## WHAT TO PRODUCE
Working from the top of the listing below, retype each line through the line containing "import plotly.graph_objects as go", both included, with no pictures.

==== THE DATA ====

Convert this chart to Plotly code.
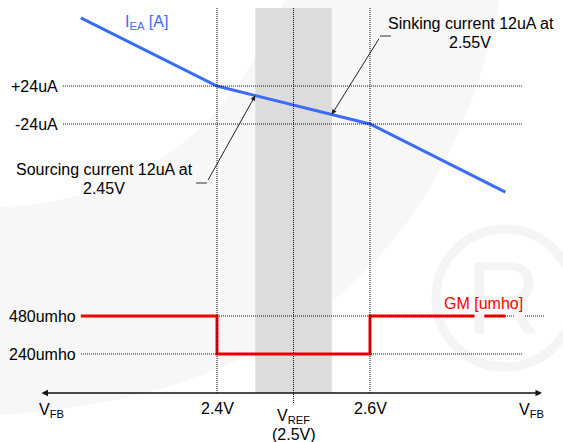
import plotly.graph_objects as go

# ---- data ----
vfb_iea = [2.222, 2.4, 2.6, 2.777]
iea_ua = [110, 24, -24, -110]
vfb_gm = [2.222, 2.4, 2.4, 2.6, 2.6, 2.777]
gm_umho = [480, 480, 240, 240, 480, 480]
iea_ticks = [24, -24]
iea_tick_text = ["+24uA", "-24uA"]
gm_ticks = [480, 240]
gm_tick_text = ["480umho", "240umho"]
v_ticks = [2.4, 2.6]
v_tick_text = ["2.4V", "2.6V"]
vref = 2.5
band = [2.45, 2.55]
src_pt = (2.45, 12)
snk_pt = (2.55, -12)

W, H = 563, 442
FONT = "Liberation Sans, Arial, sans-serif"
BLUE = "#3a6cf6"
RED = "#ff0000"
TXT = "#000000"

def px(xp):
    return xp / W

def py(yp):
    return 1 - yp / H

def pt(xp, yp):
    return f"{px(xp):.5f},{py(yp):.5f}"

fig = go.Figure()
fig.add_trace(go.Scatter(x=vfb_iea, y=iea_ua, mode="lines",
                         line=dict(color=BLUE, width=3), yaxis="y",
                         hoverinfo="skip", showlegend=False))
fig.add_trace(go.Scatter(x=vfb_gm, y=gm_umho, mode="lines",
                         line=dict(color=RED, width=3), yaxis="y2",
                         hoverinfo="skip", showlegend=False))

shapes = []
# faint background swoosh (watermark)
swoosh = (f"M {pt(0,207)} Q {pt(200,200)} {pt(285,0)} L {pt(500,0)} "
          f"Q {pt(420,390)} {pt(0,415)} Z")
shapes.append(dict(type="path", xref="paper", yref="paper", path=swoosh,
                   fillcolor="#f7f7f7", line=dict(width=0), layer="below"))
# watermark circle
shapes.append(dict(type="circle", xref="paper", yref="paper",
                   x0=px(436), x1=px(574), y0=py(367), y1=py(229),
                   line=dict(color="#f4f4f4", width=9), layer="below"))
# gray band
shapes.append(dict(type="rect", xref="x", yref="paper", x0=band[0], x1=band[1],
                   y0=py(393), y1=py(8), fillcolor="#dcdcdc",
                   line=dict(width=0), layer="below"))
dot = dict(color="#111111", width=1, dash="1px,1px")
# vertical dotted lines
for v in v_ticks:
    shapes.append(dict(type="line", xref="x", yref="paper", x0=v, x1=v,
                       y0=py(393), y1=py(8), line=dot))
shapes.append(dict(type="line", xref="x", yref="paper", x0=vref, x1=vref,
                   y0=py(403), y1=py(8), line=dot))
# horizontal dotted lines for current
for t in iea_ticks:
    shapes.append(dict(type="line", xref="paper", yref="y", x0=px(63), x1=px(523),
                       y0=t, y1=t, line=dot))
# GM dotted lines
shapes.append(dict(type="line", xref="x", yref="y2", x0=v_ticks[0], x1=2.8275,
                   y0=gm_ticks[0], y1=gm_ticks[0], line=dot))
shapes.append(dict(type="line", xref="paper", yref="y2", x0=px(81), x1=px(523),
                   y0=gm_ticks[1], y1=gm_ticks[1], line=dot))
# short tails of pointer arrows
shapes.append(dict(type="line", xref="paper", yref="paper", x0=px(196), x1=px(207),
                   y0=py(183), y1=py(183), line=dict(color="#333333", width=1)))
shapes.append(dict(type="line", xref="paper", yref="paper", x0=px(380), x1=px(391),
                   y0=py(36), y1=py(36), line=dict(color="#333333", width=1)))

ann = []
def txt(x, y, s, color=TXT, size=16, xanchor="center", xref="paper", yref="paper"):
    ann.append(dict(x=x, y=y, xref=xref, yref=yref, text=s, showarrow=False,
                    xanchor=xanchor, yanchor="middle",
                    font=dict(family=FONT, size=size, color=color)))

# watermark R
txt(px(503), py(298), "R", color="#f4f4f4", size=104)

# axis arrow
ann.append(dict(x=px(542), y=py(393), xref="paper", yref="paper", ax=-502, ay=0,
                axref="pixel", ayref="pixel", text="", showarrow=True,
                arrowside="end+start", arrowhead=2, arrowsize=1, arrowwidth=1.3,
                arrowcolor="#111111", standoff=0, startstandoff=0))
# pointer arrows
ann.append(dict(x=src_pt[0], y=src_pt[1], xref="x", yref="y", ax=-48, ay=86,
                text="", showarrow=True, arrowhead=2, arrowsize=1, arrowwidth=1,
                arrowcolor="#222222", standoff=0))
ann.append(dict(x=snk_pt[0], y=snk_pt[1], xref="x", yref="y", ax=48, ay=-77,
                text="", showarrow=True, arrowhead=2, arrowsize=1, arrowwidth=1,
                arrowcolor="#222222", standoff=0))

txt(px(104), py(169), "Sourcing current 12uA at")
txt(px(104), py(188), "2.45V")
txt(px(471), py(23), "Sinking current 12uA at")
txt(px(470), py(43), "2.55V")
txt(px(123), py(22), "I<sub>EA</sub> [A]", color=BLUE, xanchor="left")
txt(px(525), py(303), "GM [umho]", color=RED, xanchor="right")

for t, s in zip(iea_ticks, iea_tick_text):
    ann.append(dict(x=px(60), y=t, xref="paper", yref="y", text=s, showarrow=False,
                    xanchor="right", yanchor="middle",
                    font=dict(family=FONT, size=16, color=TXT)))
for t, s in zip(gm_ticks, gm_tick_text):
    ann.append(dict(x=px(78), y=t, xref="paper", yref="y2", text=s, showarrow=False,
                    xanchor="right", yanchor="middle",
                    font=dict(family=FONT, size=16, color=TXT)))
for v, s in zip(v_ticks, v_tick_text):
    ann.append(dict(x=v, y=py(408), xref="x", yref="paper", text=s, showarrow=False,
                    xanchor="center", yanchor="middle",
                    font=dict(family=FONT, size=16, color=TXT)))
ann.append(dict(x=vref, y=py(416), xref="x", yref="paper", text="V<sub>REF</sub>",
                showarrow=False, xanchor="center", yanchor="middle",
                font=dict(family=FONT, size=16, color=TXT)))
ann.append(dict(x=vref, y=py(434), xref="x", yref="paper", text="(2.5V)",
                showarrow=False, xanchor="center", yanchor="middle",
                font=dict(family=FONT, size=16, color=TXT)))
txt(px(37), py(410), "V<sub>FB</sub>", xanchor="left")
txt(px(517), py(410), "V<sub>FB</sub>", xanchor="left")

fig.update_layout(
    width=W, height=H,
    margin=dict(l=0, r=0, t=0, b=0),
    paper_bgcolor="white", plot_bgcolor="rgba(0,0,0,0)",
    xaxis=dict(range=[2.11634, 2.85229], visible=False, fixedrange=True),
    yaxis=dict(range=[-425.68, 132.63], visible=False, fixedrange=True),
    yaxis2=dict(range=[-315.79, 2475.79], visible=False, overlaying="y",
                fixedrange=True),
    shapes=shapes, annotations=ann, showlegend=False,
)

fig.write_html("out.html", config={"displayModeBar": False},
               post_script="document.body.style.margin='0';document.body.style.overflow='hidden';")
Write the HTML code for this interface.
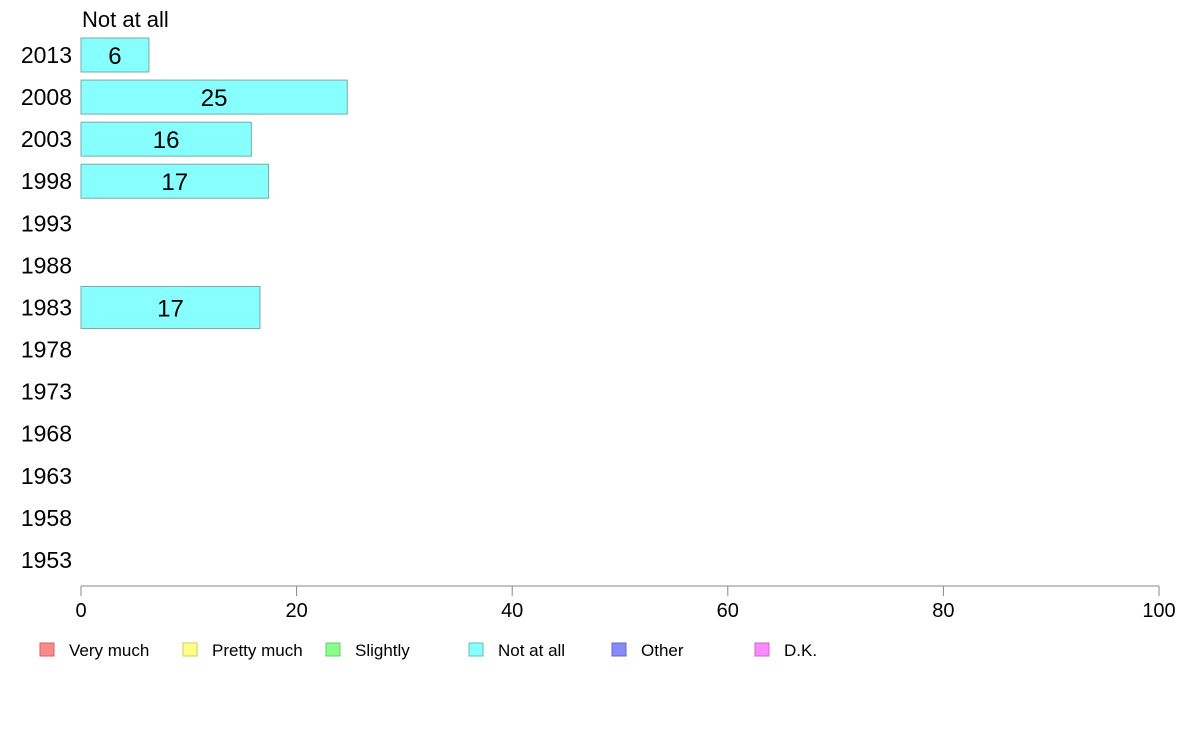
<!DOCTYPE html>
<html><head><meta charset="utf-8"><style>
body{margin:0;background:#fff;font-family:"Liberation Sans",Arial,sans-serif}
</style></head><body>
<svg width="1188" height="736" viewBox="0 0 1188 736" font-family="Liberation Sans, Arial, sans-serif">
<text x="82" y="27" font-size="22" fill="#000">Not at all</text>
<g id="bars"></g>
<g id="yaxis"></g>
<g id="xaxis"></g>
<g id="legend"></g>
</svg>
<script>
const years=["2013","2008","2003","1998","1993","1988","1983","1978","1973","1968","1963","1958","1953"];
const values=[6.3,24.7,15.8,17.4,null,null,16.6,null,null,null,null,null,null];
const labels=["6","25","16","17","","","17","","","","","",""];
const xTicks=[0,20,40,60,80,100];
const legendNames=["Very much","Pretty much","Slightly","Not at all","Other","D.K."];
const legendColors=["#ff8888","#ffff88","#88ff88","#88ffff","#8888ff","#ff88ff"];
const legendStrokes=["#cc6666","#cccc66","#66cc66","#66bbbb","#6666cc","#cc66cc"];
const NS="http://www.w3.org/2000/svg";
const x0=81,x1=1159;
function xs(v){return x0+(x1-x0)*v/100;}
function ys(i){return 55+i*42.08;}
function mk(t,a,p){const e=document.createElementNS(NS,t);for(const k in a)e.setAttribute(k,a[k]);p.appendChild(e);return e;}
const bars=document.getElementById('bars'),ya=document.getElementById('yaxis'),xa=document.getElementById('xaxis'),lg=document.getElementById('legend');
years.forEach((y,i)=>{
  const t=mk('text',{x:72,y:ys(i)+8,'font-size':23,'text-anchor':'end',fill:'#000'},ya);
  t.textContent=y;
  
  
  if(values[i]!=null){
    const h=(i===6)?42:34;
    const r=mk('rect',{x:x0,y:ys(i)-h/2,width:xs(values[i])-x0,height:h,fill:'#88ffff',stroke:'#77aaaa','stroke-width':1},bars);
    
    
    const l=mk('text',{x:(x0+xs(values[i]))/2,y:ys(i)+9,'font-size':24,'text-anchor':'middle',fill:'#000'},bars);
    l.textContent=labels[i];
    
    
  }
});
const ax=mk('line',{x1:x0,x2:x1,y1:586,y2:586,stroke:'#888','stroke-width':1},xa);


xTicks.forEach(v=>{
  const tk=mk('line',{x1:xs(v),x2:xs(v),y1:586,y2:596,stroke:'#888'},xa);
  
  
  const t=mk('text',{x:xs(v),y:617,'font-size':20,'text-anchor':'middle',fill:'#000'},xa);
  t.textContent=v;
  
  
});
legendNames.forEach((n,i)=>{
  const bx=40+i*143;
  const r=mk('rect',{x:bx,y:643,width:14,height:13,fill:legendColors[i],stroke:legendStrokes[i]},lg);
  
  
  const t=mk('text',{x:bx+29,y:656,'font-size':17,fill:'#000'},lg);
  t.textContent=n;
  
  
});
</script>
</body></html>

====

## PROBLEM SOLUTION
Convert this chart to Plotly code.
import plotly.graph_objects as go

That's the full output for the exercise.